▶ [Data provided]
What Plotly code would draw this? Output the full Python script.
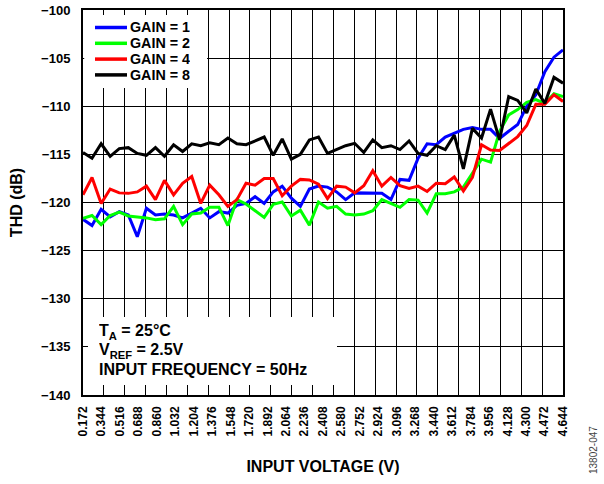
import plotly.graph_objects as go

# Sample input voltages (V), 54 evenly spaced readings from 0.172 V to 4.644 V
input_voltage = [
    0.172, 0.256, 0.341, 0.425, 0.510, 0.594, 0.678, 0.763, 0.847, 0.931,
    1.016, 1.100, 1.185, 1.269, 1.353, 1.438, 1.522, 1.606, 1.691, 1.775,
    1.860, 1.944, 2.028, 2.113, 2.197, 2.281, 2.366, 2.450, 2.535, 2.619,
    2.703, 2.788, 2.872, 2.956, 3.041, 3.125, 3.210, 3.294, 3.378, 3.463,
    3.547, 3.631, 3.716, 3.800, 3.885, 3.969, 4.053, 4.138, 4.222, 4.306,
    4.391, 4.475, 4.560, 4.644,
]

# THD (dB) per PGA gain setting
thd_gain1 = [
    -121.75, -122.4, -120.7, -121.5, -120.95, -121.3, -123.55, -120.6, -121.3, -121.2,
    -121.3, -121.6, -121.1, -120.6, -121.6, -120.95, -121.1, -120.3, -120.1, -119.4,
    -120.1, -118.9, -118.3, -119.55, -120.4, -118.6, -118.3, -118.4, -118.9, -119.7,
    -119.0, -119.0, -119.0, -119.05, -119.7, -117.6, -117.7, -115.4, -113.9, -114.0,
    -113.2, -112.8, -112.4, -112.2, -112.4, -112.4, -113.35, -112.6, -111.9, -110.0,
    -108.8, -106.4, -104.9, -104.15,
]
thd_gain2 = [
    -121.65, -121.35, -122.3, -121.35, -121.0, -121.4, -121.5, -121.6, -121.8, -121.7,
    -120.4, -122.3, -121.2, -121.1, -120.5, -120.5, -122.4, -119.7, -120.15, -120.85,
    -121.55, -120.2, -119.95, -121.4, -120.8, -122.35, -119.95, -120.6, -120.4, -121.2,
    -121.3, -121.2, -120.85, -119.7, -120.1, -120.5, -119.7, -119.75, -121.1, -119.1,
    -119.1, -118.9, -118.4, -116.9, -115.5, -115.8, -112.6, -110.9, -110.35, -109.6,
    -109.3, -109.7, -108.7, -109.0,
]
thd_gain4 = [
    -119.2, -117.4, -120.1, -118.6, -119.0, -119.05, -118.9, -118.3, -119.7, -117.7,
    -119.2, -118.0, -117.3, -120.1, -118.2, -119.2, -120.4, -119.7, -118.0, -118.2,
    -117.5, -117.5, -119.3, -118.3, -117.6, -117.65, -118.1, -119.6, -118.3, -118.4,
    -119.0, -118.25, -116.7, -118.3, -117.4, -118.25, -118.55, -118.3, -118.85, -118.0,
    -118.05, -117.35, -118.8, -117.4, -114.0, -114.55, -114.6, -113.9, -113.15, -112.0,
    -109.8, -109.8, -108.8, -109.5,
]
thd_gain8 = [
    -114.8, -115.4, -113.9, -115.2, -114.4, -114.3, -114.9, -115.1, -114.3, -115.2,
    -114.0, -114.7, -113.9, -114.1, -113.8, -114.0, -113.3, -113.9, -114.0, -113.6,
    -113.2, -115.1, -113.4, -115.5, -115.0, -113.5, -113.2, -114.9, -114.5, -114.1,
    -113.85, -114.8, -113.5, -114.3, -114.1, -114.5, -113.6, -114.9, -115.1, -114.1,
    -114.5, -113.0, -116.5, -112.3, -113.3, -110.3, -113.5, -109.0, -109.4, -110.7,
    -108.2, -109.7, -107.0, -107.6,
]

series_names = ["GAIN = 1", "GAIN = 2", "GAIN = 4", "GAIN = 8"]
series_colors = ["#0000FF", "#00FF00", "#FF0000", "#000000"]

x_tick_labels = [
    "0.172", "0.344", "0.516", "0.688", "0.860", "1.032", "1.204", "1.376", "1.548",
    "1.720", "1.892", "2.064", "2.236", "2.408", "2.580", "2.752", "2.924", "3.096",
    "3.268", "3.440", "3.612", "3.784", "3.956", "4.128", "4.300", "4.472", "4.644",
]
y_ticks = [-140, -135, -130, -125, -120, -115, -110, -105, -100]

X_MIN, X_MAX = 0.172, 4.644
GRID_DIVISIONS = 23
grid_x = [X_MIN + (X_MAX - X_MIN) * k / GRID_DIVISIONS for k in range(1, GRID_DIVISIONS)]

FONT = "Liberation Sans, Arial, sans-serif"

# plot area in pixels (used to place the key and the notes box in paper units)
PLOT_L, PLOT_T, PLOT_W, PLOT_H = 83, 10, 480, 385


def px_x(px):
    return (px - PLOT_L) / PLOT_W


def px_y(py):
    return (PLOT_T + PLOT_H - py) / PLOT_H


fig = go.Figure()
for name, color, values in zip(series_names, series_colors,
                               [thd_gain1, thd_gain2, thd_gain4, thd_gain8]):
    fig.add_trace(go.Scatter(
        x=input_voltage, y=values, mode="lines", name=name,
        line=dict(color=color, width=3), showlegend=False,
    ))

# Second x axis carries the voltage labels; the first one carries the grid
fig.add_trace(go.Scatter(x=[X_MIN, X_MAX], y=[-140, -140], xaxis="x2", yaxis="y",
                         mode="lines", line=dict(width=0), showlegend=False,
                         hoverinfo="skip"))

fig.update_layout(
    width=604, height=484,
    margin=dict(l=PLOT_L, r=604 - PLOT_L - PLOT_W, t=PLOT_T, b=484 - PLOT_T - PLOT_H),
    paper_bgcolor="white", plot_bgcolor="white",
    font=dict(family=FONT, color="black"),
    showlegend=False,
    xaxis=dict(
        range=[X_MIN, X_MAX],
        tickmode="array", tickvals=grid_x,
        showticklabels=False, ticks="",
        showgrid=True, gridcolor="black", gridwidth=1.3,
        showline=True, linecolor="black", linewidth=2, mirror=True,
        zeroline=False, automargin=False,
    ),
    xaxis2=dict(
        overlaying="x", anchor="y", side="bottom",
        range=[X_MIN, X_MAX],
        tickmode="array",
        tickvals=[float(t) for t in x_tick_labels],
        ticktext=x_tick_labels,
        tickangle=-90, ticks="", ticklabelstandoff=8,
        showgrid=False, showline=False, zeroline=False, automargin=False,
        tickfont=dict(family=FONT, size=12, weight="bold"),
        title=dict(text="INPUT VOLTAGE (V)", standoff=25,
                   font=dict(family=FONT, size=16, weight="bold")),
    ),
    yaxis=dict(
        range=[-140, -100],
        tickmode="array", tickvals=y_ticks,
        ticks="", ticklabelstandoff=8,
        showgrid=True, gridcolor="black", gridwidth=1.3,
        showline=True, linecolor="black", linewidth=2, mirror=True,
        zeroline=False, automargin=False,
        tickfont=dict(family=FONT, size=13, weight="bold"),
        title=dict(text="THD (dB)", standoff=15,
                   font=dict(family=FONT, size=16, weight="bold")),
    ),
)

# Key: white panel, colour swatches and labels
fig.add_shape(type="rect", xref="paper", yref="paper",
              x0=px_x(84.2), x1=px_x(207), y0=px_y(88), y1=px_y(15),
              fillcolor="white", line=dict(width=0), layer="above")
key_rows = [27.5, 43.3, 59.1, 74.9]
for name, color, row in zip(series_names, series_colors, key_rows):
    fig.add_shape(type="line", xref="paper", yref="paper",
                  x0=px_x(95), x1=px_x(127), y0=px_y(row), y1=px_y(row),
                  line=dict(color=color, width=3.5), layer="above")
    fig.add_annotation(xref="paper", yref="paper", x=px_x(129), y=px_y(row),
                       xanchor="left", yanchor="middle", showarrow=False,
                       height=14, borderpad=0, valign="middle",
                       text=name, font=dict(family=FONT, size=14.3, weight="bold"))

# Test-conditions panel
fig.add_shape(type="rect", xref="paper", yref="paper",
              x0=px_x(88), x1=px_x(337), y0=px_y(385), y1=px_y(317),
              fillcolor="white", line=dict(width=0), layer="above")
condition_lines = ["T<sub>A</sub> = 25°C", "V<sub>REF</sub> = 2.5V",
                   "INPUT FREQUENCY = 50Hz"]
condition_rows = [332, 350.5, 369]
for text, row in zip(condition_lines, condition_rows):
    fig.add_annotation(xref="paper", yref="paper", x=px_x(98), y=px_y(row),
                       xanchor="left", yanchor="middle", showarrow=False,
                       height=18, borderpad=0, valign="middle",
                       text=text, font=dict(family=FONT, size=16, weight="bold"))

fig.add_annotation(
    xref="paper", yref="paper", x=px_x(593), y=px_y(450),
    xanchor="center", yanchor="middle", showarrow=False, textangle=-90,
    text="13802-047", font=dict(family=FONT, size=10, color="#444444"),
)

fig.write_html("out.html")
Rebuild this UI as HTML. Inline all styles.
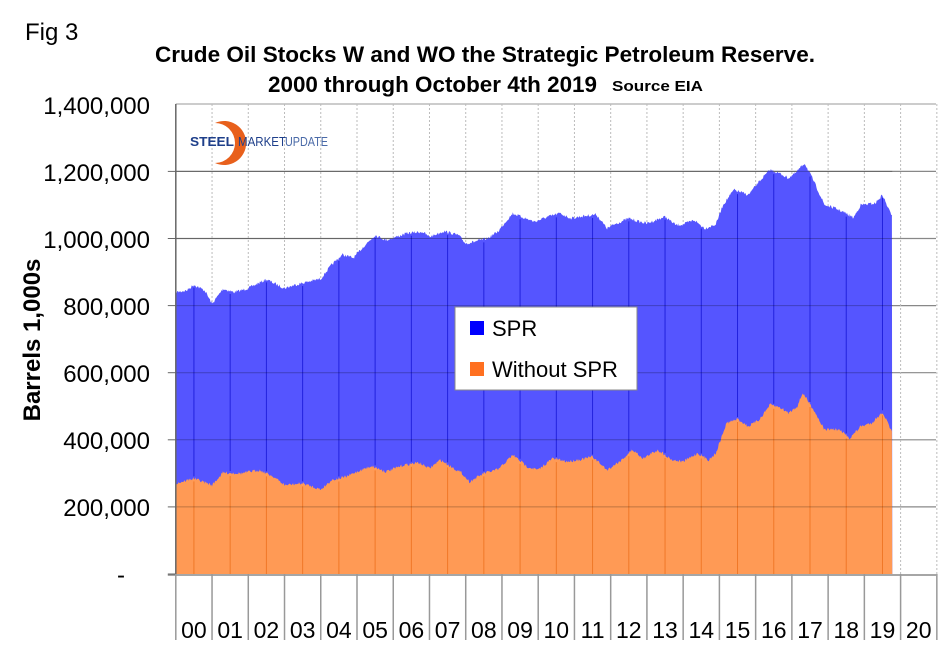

▶ [Aim] Reproduce only the lines from the beginning of the data through the line that contains "import plotly.graph_objects as go", both included, and please drop the pictures.

▶ [Correct output]
What Plotly code would draw this? Output the full Python script.
import plotly.graph_objects as go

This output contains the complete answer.